**Stated goal:** Set down the full listing exactly as given. Any pictures are to be left out.

**Material:**
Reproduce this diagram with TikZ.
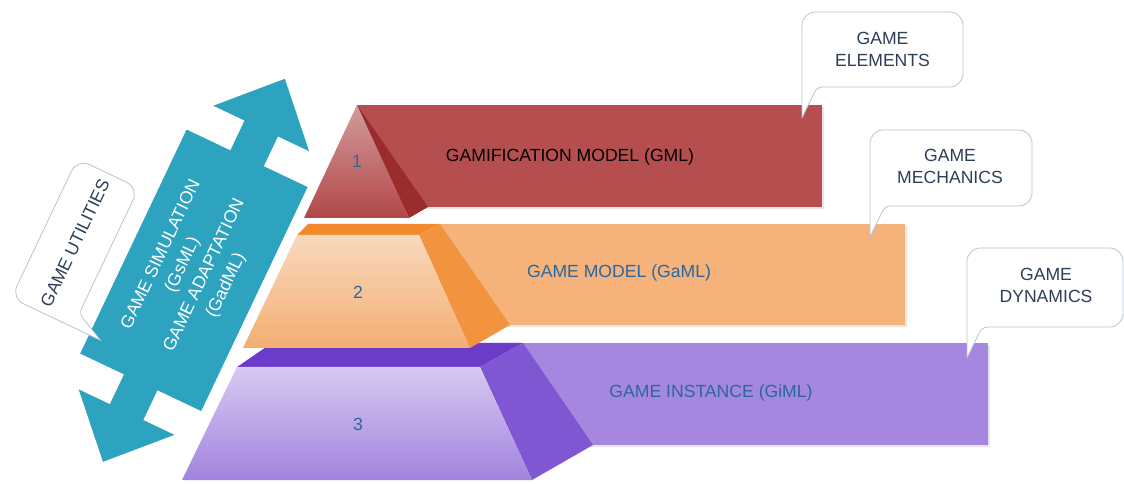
\documentclass[tikz,border=0pt]{standalone}
\usepackage{fontspec}
\setmainfont{Liberation Sans}
\usetikzlibrary{shadows}
\definecolor{arrowblue}{HTML}{2EA3BF}
\definecolor{labelblue}{HTML}{2A679F}
\definecolor{bubbleline}{HTML}{B8C4D4}
\definecolor{bubbleink}{HTML}{2E3E55}
\definecolor{redband}{HTML}{B54E4E}
\definecolor{redtop}{HTML}{D29C9C}
\definecolor{redbottom}{HTML}{B24747}
\definecolor{redside}{HTML}{9A2C2C}
\definecolor{orangeband}{HTML}{F5B27A}
\definecolor{orangetop}{HTML}{F28A2B}
\definecolor{orangeside}{HTML}{F2943F}
\definecolor{orangelight}{HTML}{F9D9BE}
\definecolor{orangedark}{HTML}{F3AE72}
\definecolor{purpleband}{HTML}{A687E0}
\definecolor{purpletop}{HTML}{6B3CC9}
\definecolor{purpleside}{HTML}{7F57D3}
\definecolor{purplelight}{HTML}{D7C9F1}
\definecolor{purpledark}{HTML}{A283DE}
% callout box round (0,0): width, height
\newcommand{\callbox}[2]{%
  \draw[bubble] (-#1/2,#2/2+31) [rounded corners=10] -- (-#1/2,-#2/2) -- (#1/2,-#2/2) -- (#1/2,#2/2) [rounded corners=4] -- (-#1/2+15,#2/2) [sharp corners] -- cycle;
}
\begin{document}
\begin{tikzpicture}[x=0.75pt,y=-0.75pt,line join=round,font=\fontsize{13.2}{16.5}\selectfont,
	bubble/.style={draw=bubbleline,fill=white,line width=0.6pt},
	bubbletext/.style={text=bubbleink,align=center},
	layertext/.style={text=labelblue},
	shadowed/.style={drop shadow={shadow xshift=1.2pt,shadow yshift=-1.2pt,opacity=0.2}}]
	\useasboundingbox (0,0) rectangle (1124,484);
	% double arrow
	\begin{scope}[shift={(193.9,270.3)},rotate=64.6]
		\fill[arrowblue] (212,0) -- (157,-53) -- (157,-18.5) -- (124,-18.5) -- (124,-67) -- (-124,-67) -- (-124,-18.5) -- (-157,-18.5) -- (-157,-53) -- (-212,0) -- (-157,53) -- (-157,18.5) -- (-124,18.5) -- (-124,67) -- (124,67) -- (124,18.5) -- (157,18.5) -- (157,53) -- cycle;
		\node[rotate=64.6,text=white,align=center,font=\fontsize{13.2}{18}\selectfont] (simulation) at (0,0) {GAME SIMULATION\\(GsML)\\GAME ADAPTATION\\(GadML)};
	\end{scope}
	\begin{scope}[shift={(75,243)},rotate=64.6]
		\callbox{154}{68}
		\node[rotate=64.6,bubbletext] (utilities) at (0,0) {GAME UTILITIES};
	\end{scope}
	% layer 3
	\path
	(237,367) coordinate (Pa)
	(480,367) coordinate (Pb)
	(532,480) coordinate (Pc)
	(182,480) coordinate (Pd)
	(272,343) coordinate (Pe)
	(523,343) coordinate (Pf)
	(593,445) coordinate (Pg);
	\fill[purpleband,shadowed] (Pf) rectangle (988,445);
	\fill[purpletop] (Pa)--(Pe)--(Pf)--(Pb)--cycle;
	\fill[purpleside] (Pb)--(Pf)--(Pg)--(Pc)--cycle;
	\shade[top color=purplelight,bottom color=purpledark] (Pa)--(Pb)--(Pc)--(Pd)--cycle;
	\node[layertext] (three) at (358,424) {3};
	\node[layertext] (instance) at (711,393) {GAME INSTANCE (GiML)};
	% layer 2
	\path
	(297,235) coordinate (Oa)
	(419,235) coordinate (Ob)
	(470,348) coordinate (Oc)
	(243,348) coordinate (Od)
	(308,224) coordinate (Oe)
	(440,224) coordinate (Of)
	(510,325) coordinate (Og);
	\fill[orangeband,shadowed] (Of) rectangle (905,325);
	\fill[orangetop] (Oa)--(Oe)--(Of)--(Ob)--cycle;
	\fill[orangeside] (Ob)--(Of)--(Og)--(Oc)--cycle;
	\shade[top color=orangelight,bottom color=orangedark] (Oa)--(Ob)--(Oc)--(Od)--cycle;
	\node[layertext] (two) at (358,292) {2};
	\node[layertext] (model) at (619,273) {GAME MODEL (GaML)};
	% layer 1
	\path
	(357,105) coordinate (Ra)
	(409,218) coordinate (Rb)
	(304,218) coordinate (Rc)
	(428,207) coordinate (Rd);
	\fill[redband,shadowed] (Ra) rectangle (822,207);
	\fill[redside] (Ra)--(Rd)--(Rb)--cycle;
	\shade[top color=redtop,bottom color=redbottom] (Ra)--(Rb)--(Rc)--cycle;
	\node[layertext] (one) at (357,161) {1};
	\node (gamification) at (570,157) {GAMIFICATION MODEL (GML)};
	% callouts
	\begin{scope}[shift={(882.5,49.5)}]
		\callbox{161}{75}
		\node[bubbletext] (elements) at (0,0) {GAME\\ELEMENTS};
	\end{scope}
	\begin{scope}[shift={(951,168)}]
		\callbox{162}{76}
		\node[bubbletext] (mechanics) at (-1,-1.5) {GAME\\MECHANICS};
	\end{scope}
	\begin{scope}[shift={(1045,287.5)}]
		\callbox{156}{79}
		\node[bubbletext] (dynamics) at (1,-2.5) {GAME\\DYNAMICS};
	\end{scope}
\end{tikzpicture}
\end{document}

**Full solution:**
Reproduce this diagram with TikZ.
\documentclass[tikz,border=0pt]{standalone}
\usepackage{fontspec}
\setmainfont{Liberation Sans}
\usetikzlibrary{shadows}
\definecolor{arrowblue}{HTML}{2EA3BF}
\definecolor{labelblue}{HTML}{2A679F}
\definecolor{bubbleline}{HTML}{B8C4D4}
\definecolor{bubbleink}{HTML}{2E3E55}
\definecolor{redband}{HTML}{B54E4E}
\definecolor{redtop}{HTML}{D29C9C}
\definecolor{redbottom}{HTML}{B24747}
\definecolor{redside}{HTML}{9A2C2C}
\definecolor{orangeband}{HTML}{F5B27A}
\definecolor{orangetop}{HTML}{F28A2B}
\definecolor{orangeside}{HTML}{F2943F}
\definecolor{orangelight}{HTML}{F9D9BE}
\definecolor{orangedark}{HTML}{F3AE72}
\definecolor{purpleband}{HTML}{A687E0}
\definecolor{purpletop}{HTML}{6B3CC9}
\definecolor{purpleside}{HTML}{7F57D3}
\definecolor{purplelight}{HTML}{D7C9F1}
\definecolor{purpledark}{HTML}{A283DE}
% callout box round (0,0): width, height
\newcommand{\callbox}[2]{%
  \draw[bubble] (-#1/2,#2/2+31) [rounded corners=10] -- (-#1/2,-#2/2) -- (#1/2,-#2/2) -- (#1/2,#2/2) [rounded corners=4] -- (-#1/2+15,#2/2) [sharp corners] -- cycle;
}
\begin{document}
\begin{tikzpicture}[x=0.75pt,y=-0.75pt,line join=round,font=\fontsize{13.2}{16.5}\selectfont,
	bubble/.style={draw=bubbleline,fill=white,line width=0.6pt},
	bubbletext/.style={text=bubbleink,align=center},
	layertext/.style={text=labelblue},
	shadowed/.style={drop shadow={shadow xshift=1.2pt,shadow yshift=-1.2pt,opacity=0.2}}]
	\useasboundingbox (0,0) rectangle (1124,484);
	% double arrow
	\begin{scope}[shift={(193.9,270.3)},rotate=64.6]
		\fill[arrowblue] (212,0) -- (157,-53) -- (157,-18.5) -- (124,-18.5) -- (124,-67) -- (-124,-67) -- (-124,-18.5) -- (-157,-18.5) -- (-157,-53) -- (-212,0) -- (-157,53) -- (-157,18.5) -- (-124,18.5) -- (-124,67) -- (124,67) -- (124,18.5) -- (157,18.5) -- (157,53) -- cycle;
		\node[rotate=64.6,text=white,align=center,font=\fontsize{13.2}{18}\selectfont] (simulation) at (0,0) {GAME SIMULATION\\(GsML)\\GAME ADAPTATION\\(GadML)};
	\end{scope}
	\begin{scope}[shift={(75,243)},rotate=64.6]
		\callbox{154}{68}
		\node[rotate=64.6,bubbletext] (utilities) at (0,0) {GAME UTILITIES};
	\end{scope}
	% layer 3
	\path
	(237,367) coordinate (Pa)
	(480,367) coordinate (Pb)
	(532,480) coordinate (Pc)
	(182,480) coordinate (Pd)
	(272,343) coordinate (Pe)
	(523,343) coordinate (Pf)
	(593,445) coordinate (Pg);
	\fill[purpleband,shadowed] (Pf) rectangle (988,445);
	\fill[purpletop] (Pa)--(Pe)--(Pf)--(Pb)--cycle;
	\fill[purpleside] (Pb)--(Pf)--(Pg)--(Pc)--cycle;
	\shade[top color=purplelight,bottom color=purpledark] (Pa)--(Pb)--(Pc)--(Pd)--cycle;
	\node[layertext] (three) at (358,424) {3};
	\node[layertext] (instance) at (711,393) {GAME INSTANCE (GiML)};
	% layer 2
	\path
	(297,235) coordinate (Oa)
	(419,235) coordinate (Ob)
	(470,348) coordinate (Oc)
	(243,348) coordinate (Od)
	(308,224) coordinate (Oe)
	(440,224) coordinate (Of)
	(510,325) coordinate (Og);
	\fill[orangeband,shadowed] (Of) rectangle (905,325);
	\fill[orangetop] (Oa)--(Oe)--(Of)--(Ob)--cycle;
	\fill[orangeside] (Ob)--(Of)--(Og)--(Oc)--cycle;
	\shade[top color=orangelight,bottom color=orangedark] (Oa)--(Ob)--(Oc)--(Od)--cycle;
	\node[layertext] (two) at (358,292) {2};
	\node[layertext] (model) at (619,273) {GAME MODEL (GaML)};
	% layer 1
	\path
	(357,105) coordinate (Ra)
	(409,218) coordinate (Rb)
	(304,218) coordinate (Rc)
	(428,207) coordinate (Rd);
	\fill[redband,shadowed] (Ra) rectangle (822,207);
	\fill[redside] (Ra)--(Rd)--(Rb)--cycle;
	\shade[top color=redtop,bottom color=redbottom] (Ra)--(Rb)--(Rc)--cycle;
	\node[layertext] (one) at (357,161) {1};
	\node (gamification) at (570,157) {GAMIFICATION MODEL (GML)};
	% callouts
	\begin{scope}[shift={(882.5,49.5)}]
		\callbox{161}{75}
		\node[bubbletext] (elements) at (0,0) {GAME\\ELEMENTS};
	\end{scope}
	\begin{scope}[shift={(951,168)}]
		\callbox{162}{76}
		\node[bubbletext] (mechanics) at (-1,-1.5) {GAME\\MECHANICS};
	\end{scope}
	\begin{scope}[shift={(1045,287.5)}]
		\callbox{156}{79}
		\node[bubbletext] (dynamics) at (1,-2.5) {GAME\\DYNAMICS};
	\end{scope}
\end{tikzpicture}
\end{document}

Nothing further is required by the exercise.